* _Given problem_:
Pick out the lines below that contain the string "this" and copy them all.
+++ Entries +++
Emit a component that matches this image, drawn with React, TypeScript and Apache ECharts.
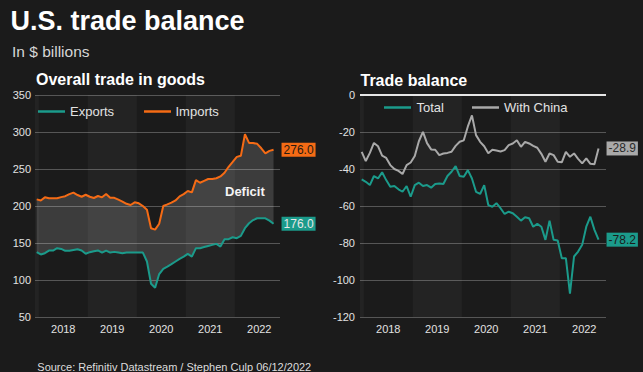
import React, { useEffect, useRef } from "react";
import * as echarts from "echarts";

// Monthly data, Dec 2017 .. Oct 2022 ($ billions)
const firstYear = 2017;
const firstMonth = 12;

const exportsVals = [
  137.6,
  134.5, 136.2, 139.8, 139.8, 143, 142, 139.4, 139.4, 140.5, 141.6, 139.8, 135.5,
  137.6, 138.8, 140, 137.1, 139.8, 137.1, 138, 137.2, 136.2, 137.1, 137.1, 137.1,
  137.1, 137.1, 125, 95, 89.5, 108, 115.1, 118.2, 121.5, 125, 128.5, 131.5,
  135.3, 131.7, 143, 143, 144.5, 146, 147.5, 148.8, 145.2, 155.1, 155.1, 157.8,
  156.5, 159.6, 170, 176.7, 181, 183.4, 183.4, 183.4, 180.2, 176,
];

const importsVals = [
  209,
  207.5, 211.7, 210.5, 210.5, 210.5, 212, 213.2, 216, 218, 214.8, 212.5, 215.2,
  212.5, 210.8, 213.5, 211.7, 216.2, 211.2, 211, 208.5, 206, 203, 201.4, 205,
  203.6, 200, 195, 170, 168, 176, 200, 202.2, 204.5, 207.5, 213, 216,
  220.2, 218.4, 235, 231.4, 234, 236.5, 236.5, 237.5, 240, 245, 253, 259.5,
  266.4, 267.8, 297, 285.3, 285, 284, 278, 271, 274.5, 276,
];

const totalVals = [
  -45.6,
  -46.9, -48.7, -43.8, -45.1, -41.8, -46, -49.6, -49.2, -51, -52.3, -49.2, -55,
  -48.7, -47.4, -49.2, -48.7, -50.1, -48.1, -47.8, -48.1, -43.8, -41.5, -38.4, -43.8,
  -44.2, -40.6, -45.1, -52.3, -53.5, -48.7, -59.5, -60.4, -58.5, -61.2, -64.3, -63.1,
  -63.9, -65.8, -67.9, -66.1, -66.6, -71.2, -69.7, -71.2, -78.3, -67.9, -78.3, -78.7,
  -88.2, -88.2, -107.4, -87.3, -84.6, -81, -71.2, -65.8, -72.9, -78.2,
];

const chinaVals = [
  -30.7,
  -35.7, -31.3, -25.9, -27.7, -32.8, -34, -37.9, -40, -41, -42.7, -37.9, -36.5,
  -33, -25, -19.9, -26, -29.4, -29.6, -32.5, -31.6, -31.3, -30.7, -27.5, -25.3,
  -24.5, -17, -11, -21.7, -25.3, -27.7, -31.5, -29.6, -30, -30.5, -29.8, -27.1,
  -26.2, -24.5, -28, -25.3, -26.2, -27.5, -28.5, -31.8, -36.1, -31.6, -32.5, -36.1,
  -36.4, -30.7, -33.4, -31.6, -34.5, -37, -34.3, -37.2, -37.4, -28.9,
];

const yearLabels = [2018, 2019, 2020, 2021, 2022];
const leftTicks = [50, 350, 50]; // min, max, interval
const rightTicks = [-120, 0, 20];

const BG = "#1b1b1b";
const BAND = "rgba(255,255,255,0.04)";
const TEAL = "#1b9b8b";
const ORANGE = "#f56b15";
const GRAY = "#a9a9a9";
const TXT = "#e2e2e2";
const FONT = '"Liberation Sans", Arial, Helvetica, sans-serif';

// x coordinate of month i (mid-month, in fractional years)
const tOf = (i: number) => {
  const m = firstMonth - 1 + i;
  return firstYear + Math.floor(m / 12) + ((m % 12) + 0.5) / 12;
};
const pts = (vals: number[]) => vals.map((v, i) => [tOf(i), v]);

const X_MIN = 2017.9236;
const X_MAX_L = X_MIN + 245 / 49;
const X_MAX_R = X_MIN + 246 / 49;

const bands = [
  [X_MIN, 2018],
  [2019, 2020],
  [2021, 2022],
].map(([a, b]) => [{ xAxis: a }, { xAxis: b }]);

const xAxisBase = (grid: number, max: number) => ({
  type: "value",
  gridIndex: grid,
  min: X_MIN,
  max,
  axisLine: { show: false },
  axisTick: { show: false },
  splitLine: { show: false },
  axisLabel: {
    customValues: yearLabels.map((y) => y + 0.5),
    formatter: (v: number) => String(Math.floor(v)),
    color: TXT,
    fontSize: 11,
    fontFamily: FONT,
    margin: 6,
  },
});

const yAxisBase = (grid: number, t: number[], margin: number) => ({
  type: "value",
  gridIndex: grid,
  min: t[0],
  max: t[1],
  interval: t[2],
  axisLine: { show: false },
  axisTick: { show: false },
  splitLine: { show: true, lineStyle: { color: "#565656", width: 1 } },
  axisLabel: { color: TXT, fontSize: 11, fontFamily: FONT, margin },
});

const endLabel = (bg: string, fg: string) => ({
  show: true,
  formatter: (p: any) => Number(p.value[1]).toFixed(1),
  backgroundColor: bg,
  color: fg,
  fontSize: 12,
  fontFamily: FONT,
  padding: [1, 2, 0, 2],
  lineHeight: 13,
  distance: 8,
});

const lineSeries = (
  name: string,
  vals: number[],
  color: string,
  grid: number,
  extra: any = {}
) => ({
  name,
  type: "line",
  xAxisIndex: grid,
  yAxisIndex: grid,
  data: pts(vals),
  symbol: "none",
  showSymbol: false,
  lineStyle: { color, width: 2 },
  itemStyle: { color },
  z: 4,
  silent: true,
  ...extra,
});

const txt = (text: string, x: number, y: number, size: number, bold: boolean, fill = TXT) => ({
  type: "text",
  x,
  y,
  silent: true,
  style: {
    text,
    fill,
    fontSize: size,
    fontWeight: bold ? "bold" : "normal",
    fontFamily: FONT,
    verticalAlign: "middle",
    align: "left",
  },
});

const legLine = (x1: number, x2: number, y: number, color: string) => ({
  type: "line",
  silent: true,
  shape: { x1, y1: y, x2, y2: y },
  style: { stroke: color, lineWidth: 2.5 },
});

export default function App() {
  const ref = useRef<HTMLDivElement>(null);
  useEffect(() => {
    if (!ref.current) return;
    const chart = echarts.init(ref.current, null, { renderer: "svg" });
    chart.setOption({
      animation: false,
      backgroundColor: BG,
      textStyle: { fontFamily: FONT },
      grid: [
        { left: 35, top: 95, width: 245, height: 222 },
        { left: 360, top: 95, width: 246, height: 222 },
      ],
      xAxis: [xAxisBase(0, X_MAX_L), xAxisBase(1, X_MAX_R)],
      yAxis: [yAxisBase(0, leftTicks, 4), yAxisBase(1, rightTicks, 5)],
      series: [
        {
          name: "Deficit",
          type: "custom",
          xAxisIndex: 0,
          yAxisIndex: 0,
          data: [[tOf(0), importsVals[0]]],
          silent: true,
          z: 2,
          renderItem: (_params: any, api: any) => {
            const top = importsVals.map((v, i) => api.coord([tOf(i), v]));
            const bot = exportsVals.map((v, i) => api.coord([tOf(i), v])).reverse();
            return {
              type: "polygon",
              shape: { points: top.concat(bot) },
              style: { fill: "rgba(255,255,255,0.15)", stroke: "none" },
            };
          },
        },
        lineSeries("Exports", exportsVals, TEAL, 0, {
          endLabel: endLabel(TEAL, "#e8e8e8"),
          markArea: { silent: true, itemStyle: { color: BAND }, data: bands },
        }),
        lineSeries("Imports", importsVals, ORANGE, 0, {
          endLabel: endLabel(ORANGE, "#2a1a10"),
        }),
        lineSeries("Total", totalVals, TEAL, 1, {
          endLabel: endLabel(TEAL, "#1c1c1c"),
          markArea: { silent: true, itemStyle: { color: BAND }, data: bands },
          markLine: {
            silent: true,
            symbol: ["none", "none"],
            label: { show: false },
            lineStyle: { color: "#e6e6e6", width: 2, type: "solid" },
            data: [{ yAxis: 0 }],
          },
        }),
        lineSeries("With China", chinaVals, GRAY, 1, {
          endLabel: endLabel(GRAY, "#2a2a2a"),
        }),
      ],
      graphic: [
        txt("U.S. trade balance", 10.5, 21, 27, true, "#ffffff"),
        txt("In $ billions", 12, 51.5, 15.5, false, "#d6d6d6"),
        txt("Overall trade in goods", 36, 79, 16, true, "#ffffff"),
        txt("Trade balance", 360.5, 80, 16, true, "#ffffff"),
        legLine(38, 65, 111.5, TEAL),
        txt("Exports", 70, 111.5, 13, false),
        legLine(144, 171, 111.5, ORANGE),
        txt("Imports", 175.5, 111.5, 13, false),
        legLine(384, 411, 107.5, TEAL),
        txt("Total", 416.5, 107.5, 13, false),
        legLine(472, 499, 107.5, GRAY),
        txt("With China", 504, 107.5, 13, false),
        txt("Deficit", 225, 191, 13, true, "#f2f2f2"),
        txt("Source: Refinitiv Datastream / Stephen Culp 06/12/2022", 37.3, 366.5, 11, false, "#dddddd"),
      ],
    });
    return () => chart.dispose();
  }, []);
  return (
    <div
      ref={ref}
      style={{ position: "fixed", left: 0, top: 0, width: 643, height: 372, background: BG }}
    />
  );
}
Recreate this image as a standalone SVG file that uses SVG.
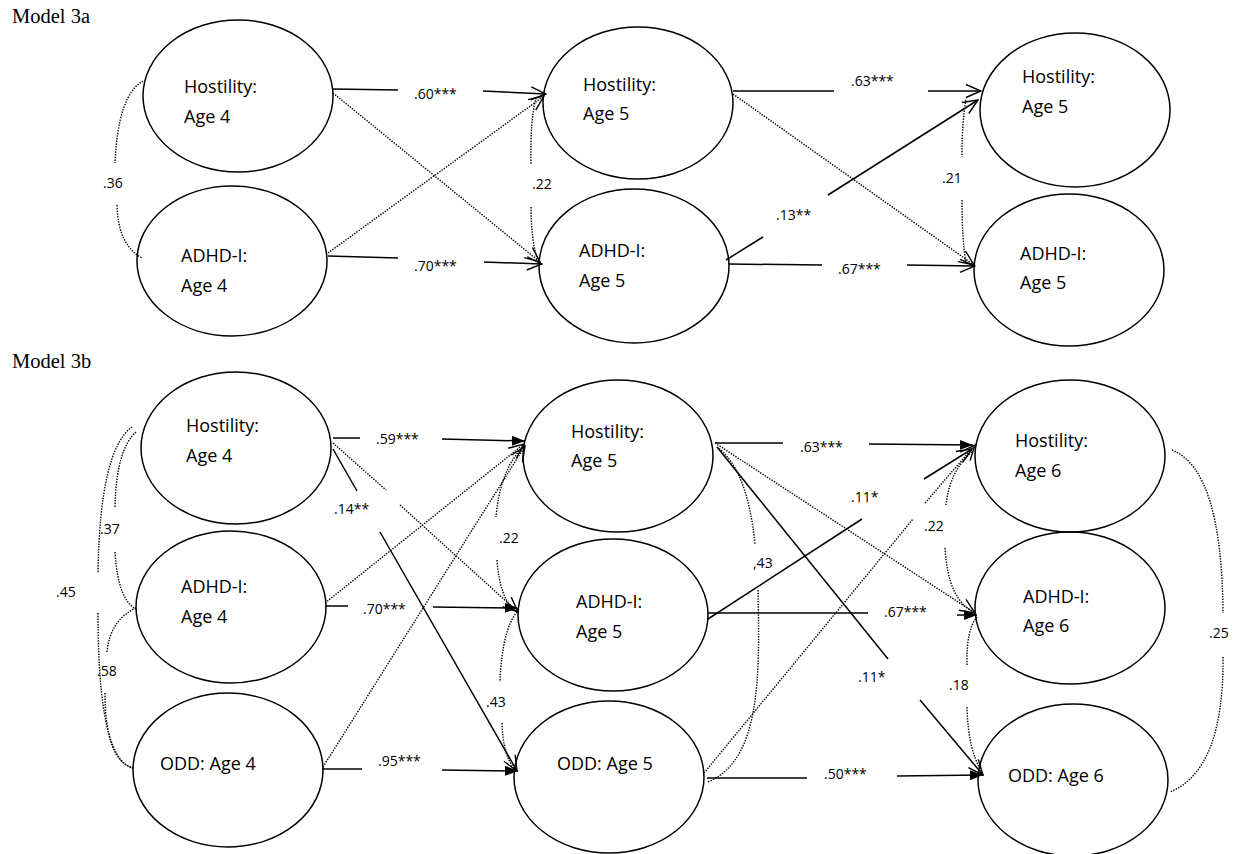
+++
* _Written answer_:
Emit a component that matches this image, drawn with React, TypeScript and Apache ECharts.
Recreate this image as a standalone SVG file that uses SVG.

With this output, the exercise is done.